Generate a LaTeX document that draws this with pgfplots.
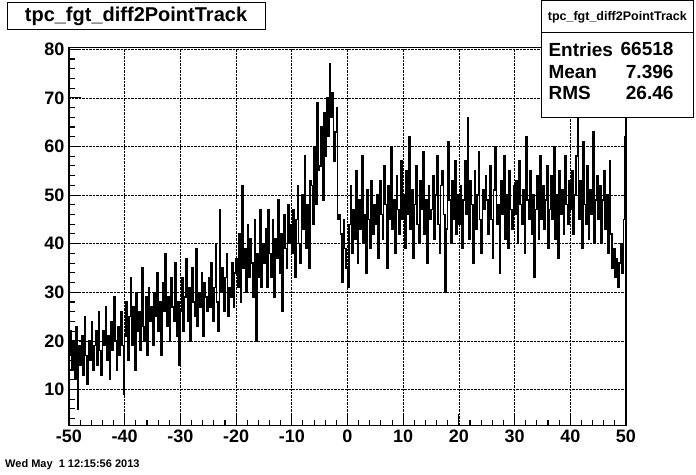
\documentclass[border=0pt]{standalone}
\usepackage{pgfplots}
\pgfplotsset{compat=1.18}
\usepackage{fontspec}
\setmainfont{Liberation Sans}
\begin{document}
\begin{tikzpicture}
\path[use as bounding box] (0,0) rectangle (696pt,474pt);
\begin{axis}[
  at={(69pt,48.3pt)}, anchor=south west, scale only axis,
  width=557pt, height=378.4pt,
  xmin=-50, xmax=50, ymin=2.55, ymax=80.4,
  xtick={-50,-40,...,50}, ytick={10,20,...,80},
  minor xtick={-48,-46,...,48}, minor ytick={4,6,...,80},
  grid=major, major grid style={densely dotted, black, line width=0.6pt},
  minor grid style={draw=none},
  axis line style={line width=1.5pt},
  tick style={black, line width=1.1pt},
  major tick length=12pt, minor tick length=6pt,
  xtick pos=bottom, ytick pos=left,
  tick label style={font=\fontsize{18}{18}\selectfont\bfseries},
  /pgf/number format/assume math mode=true,
  xticklabel style={yshift=-1pt},
  yticklabel style={xshift=-1pt},
]
\addplot[const plot, black, line width=1.4pt, mark=none]
  table[x expr=\coordindex*0.25-50, y index=0, row sep=\\] {
y\\
17\\22\\14\\20\\12\\23\\6\\19\\15\\21\\13\\25\\17\\11\\20\\16\\24\\14\\19\\22\\
15\\26\\18\\13\\22\\19\\27\\16\\21\\12\\24\\18\\29\\20\\14\\23\\17\\26\\19\\9\\
21\\28\\16\\25\\33\\19\\27\\14\\30\\22\\26\\18\\35\\23\\20\\29\\17\\31\\24\\27\\
19\\30\\25\\34\\22\\28\\17\\32\\26\\38\\23\\29\\20\\33\\27\\24\\36\\21\\28\\15\\
26\\33\\22\\29\\37\\24\\31\\20\\35\\28\\25\\39\\23\\30\\27\\34\\21\\32\\29\\26\\
33\\27\\36\\24\\31\\40\\28\\22\\47\\30\\35\\26\\33\\38\\25\\31\\29\\36\\27\\34\\
37\\31\\42\\28\\52\\35\\39\\30\\44\\33\\41\\36\\29\\45\\20\\38\\33\\47\\31\\40\\
36\\43\\31\\47\\38\\33\\45\\29\\41\\37\\49\\34\\42\\26\\46\\39\\35\\48\\40\\44\\
38\\47\\33\\45\\52\\40\\36\\50\\43\\58\\39\\48\\35\\53\\52\\44\\60\\48\\69\\55\\
56\\64\\49\\67\\58\\70\\62\\77\\66\\71\\57\\63\\68\\45\\46\\42\\32\\45\\39\\35\\
31\\44\\52\\38\\47\\41\\55\\36\\49\\43\\58\\40\\46\\34\\51\\45\\39\\53\\42\\48\\
44\\50\\37\\53\\46\\41\\56\\48\\35\\52\\45\\60\\43\\49\\38\\54\\47\\42\\57\\45\\
50\\39\\55\\46\\62\\43\\51\\37\\48\\56\\44\\40\\53\\47\\59\\42\\49\\36\\52\\45\\
47\\54\\41\\50\\58\\44\\38\\52\\55\\46\\30\\43\\61\\49\\40\\53\\45\\57\\42\\50\\
44\\52\\39\\49\\57\\46\\66\\41\\53\\48\\36\\55\\43\\50\\59\\45\\38\\51\\47\\54\\
49\\42\\56\\45\\37\\51\\60\\44\\48\\34\\53\\46\\58\\41\\50\\39\\55\\47\\43\\52\\
46\\53\\40\\57\\48\\44\\51\\38\\62\\49\\45\\55\\42\\50\\33\\47\\54\\41\\58\\45\\
52\\43\\49\\56\\39\\47\\54\\45\\60\\41\\50\\37\\55\\46\\51\\42\\58\\48\\44\\53\\
47\\55\\42\\50\\58\\67\\45\\53\\39\\61\\48\\44\\56\\41\\51\\46\\63\\40\\49\\54\\
45\\52\\40\\49\\55\\43\\50\\38\\57\\42\\35\\39\\33\\37\\31\\36\\40\\34\\45\\62\\
62\\
};
\end{axis}
% title box
\node[draw, line width=1pt, fill=white, minimum width=258pt, minimum height=26.3pt, inner sep=0pt]
  at (136pt,458.1pt) {\fontsize{20}{22}\selectfont\bfseries tpc\_fgt\_diff2PointTrack};
% stats box
\draw[line width=1pt, fill=white] (541.7pt,473.3pt) rectangle (693pt,356pt);
\draw[line width=1pt] (541.7pt,441.7pt) -- (693pt,441.7pt);
\node at (617.3pt,457pt) {\fontsize{12.5}{14}\selectfont\bfseries tpc\_fgt\_diff2PointTrack};
\node[anchor=west] at (545pt,424.7pt) {\fontsize{19}{20}\selectfont\bfseries Entries};
\node[anchor=west] at (545pt,402.3pt) {\fontsize{19}{20}\selectfont\bfseries Mean};
\node[anchor=west] at (545pt,380.7pt) {\fontsize{19}{20}\selectfont\bfseries RMS};
\node[anchor=east] at (677pt,424.7pt) {\fontsize{19}{20}\selectfont\bfseries 66518};
\node[anchor=east] at (677pt,402.3pt) {\fontsize{19}{20}\selectfont\bfseries 7.396};
\node[anchor=east] at (677pt,380.7pt) {\fontsize{19}{20}\selectfont\bfseries 26.46};
% date
\node[anchor=west, inner sep=0pt] at (5pt,9pt) {\fontsize{11}{12}\selectfont\bfseries Wed May\ \ 1 12:15:56 2013};
\end{tikzpicture}
\end{document}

------------------------------------------------------------------------

Give back every line exactly as it stands, pictures excluded.

Generate a LaTeX document that draws this with pgfplots.
\documentclass[border=0pt]{standalone}
\usepackage{pgfplots}
\pgfplotsset{compat=1.18}
\usepackage{fontspec}
\setmainfont{Liberation Sans}
\begin{document}
\begin{tikzpicture}
\path[use as bounding box] (0,0) rectangle (696pt,474pt);
\begin{axis}[
  at={(69pt,48.3pt)}, anchor=south west, scale only axis,
  width=557pt, height=378.4pt,
  xmin=-50, xmax=50, ymin=2.55, ymax=80.4,
  xtick={-50,-40,...,50}, ytick={10,20,...,80},
  minor xtick={-48,-46,...,48}, minor ytick={4,6,...,80},
  grid=major, major grid style={densely dotted, black, line width=0.6pt},
  minor grid style={draw=none},
  axis line style={line width=1.5pt},
  tick style={black, line width=1.1pt},
  major tick length=12pt, minor tick length=6pt,
  xtick pos=bottom, ytick pos=left,
  tick label style={font=\fontsize{18}{18}\selectfont\bfseries},
  /pgf/number format/assume math mode=true,
  xticklabel style={yshift=-1pt},
  yticklabel style={xshift=-1pt},
]
\addplot[const plot, black, line width=1.4pt, mark=none]
  table[x expr=\coordindex*0.25-50, y index=0, row sep=\\] {
y\\
17\\22\\14\\20\\12\\23\\6\\19\\15\\21\\13\\25\\17\\11\\20\\16\\24\\14\\19\\22\\
15\\26\\18\\13\\22\\19\\27\\16\\21\\12\\24\\18\\29\\20\\14\\23\\17\\26\\19\\9\\
21\\28\\16\\25\\33\\19\\27\\14\\30\\22\\26\\18\\35\\23\\20\\29\\17\\31\\24\\27\\
19\\30\\25\\34\\22\\28\\17\\32\\26\\38\\23\\29\\20\\33\\27\\24\\36\\21\\28\\15\\
26\\33\\22\\29\\37\\24\\31\\20\\35\\28\\25\\39\\23\\30\\27\\34\\21\\32\\29\\26\\
33\\27\\36\\24\\31\\40\\28\\22\\47\\30\\35\\26\\33\\38\\25\\31\\29\\36\\27\\34\\
37\\31\\42\\28\\52\\35\\39\\30\\44\\33\\41\\36\\29\\45\\20\\38\\33\\47\\31\\40\\
36\\43\\31\\47\\38\\33\\45\\29\\41\\37\\49\\34\\42\\26\\46\\39\\35\\48\\40\\44\\
38\\47\\33\\45\\52\\40\\36\\50\\43\\58\\39\\48\\35\\53\\52\\44\\60\\48\\69\\55\\
56\\64\\49\\67\\58\\70\\62\\77\\66\\71\\57\\63\\68\\45\\46\\42\\32\\45\\39\\35\\
31\\44\\52\\38\\47\\41\\55\\36\\49\\43\\58\\40\\46\\34\\51\\45\\39\\53\\42\\48\\
44\\50\\37\\53\\46\\41\\56\\48\\35\\52\\45\\60\\43\\49\\38\\54\\47\\42\\57\\45\\
50\\39\\55\\46\\62\\43\\51\\37\\48\\56\\44\\40\\53\\47\\59\\42\\49\\36\\52\\45\\
47\\54\\41\\50\\58\\44\\38\\52\\55\\46\\30\\43\\61\\49\\40\\53\\45\\57\\42\\50\\
44\\52\\39\\49\\57\\46\\66\\41\\53\\48\\36\\55\\43\\50\\59\\45\\38\\51\\47\\54\\
49\\42\\56\\45\\37\\51\\60\\44\\48\\34\\53\\46\\58\\41\\50\\39\\55\\47\\43\\52\\
46\\53\\40\\57\\48\\44\\51\\38\\62\\49\\45\\55\\42\\50\\33\\47\\54\\41\\58\\45\\
52\\43\\49\\56\\39\\47\\54\\45\\60\\41\\50\\37\\55\\46\\51\\42\\58\\48\\44\\53\\
47\\55\\42\\50\\58\\67\\45\\53\\39\\61\\48\\44\\56\\41\\51\\46\\63\\40\\49\\54\\
45\\52\\40\\49\\55\\43\\50\\38\\57\\42\\35\\39\\33\\37\\31\\36\\40\\34\\45\\62\\
62\\
};
\end{axis}
% title box
\node[draw, line width=1pt, fill=white, minimum width=258pt, minimum height=26.3pt, inner sep=0pt]
  at (136pt,458.1pt) {\fontsize{20}{22}\selectfont\bfseries tpc\_fgt\_diff2PointTrack};
% stats box
\draw[line width=1pt, fill=white] (541.7pt,473.3pt) rectangle (693pt,356pt);
\draw[line width=1pt] (541.7pt,441.7pt) -- (693pt,441.7pt);
\node at (617.3pt,457pt) {\fontsize{12.5}{14}\selectfont\bfseries tpc\_fgt\_diff2PointTrack};
\node[anchor=west] at (545pt,424.7pt) {\fontsize{19}{20}\selectfont\bfseries Entries};
\node[anchor=west] at (545pt,402.3pt) {\fontsize{19}{20}\selectfont\bfseries Mean};
\node[anchor=west] at (545pt,380.7pt) {\fontsize{19}{20}\selectfont\bfseries RMS};
\node[anchor=east] at (677pt,424.7pt) {\fontsize{19}{20}\selectfont\bfseries 66518};
\node[anchor=east] at (677pt,402.3pt) {\fontsize{19}{20}\selectfont\bfseries 7.396};
\node[anchor=east] at (677pt,380.7pt) {\fontsize{19}{20}\selectfont\bfseries 26.46};
% date
\node[anchor=west, inner sep=0pt] at (5pt,9pt) {\fontsize{11}{12}\selectfont\bfseries Wed May\ \ 1 12:15:56 2013};
\end{tikzpicture}
\end{document}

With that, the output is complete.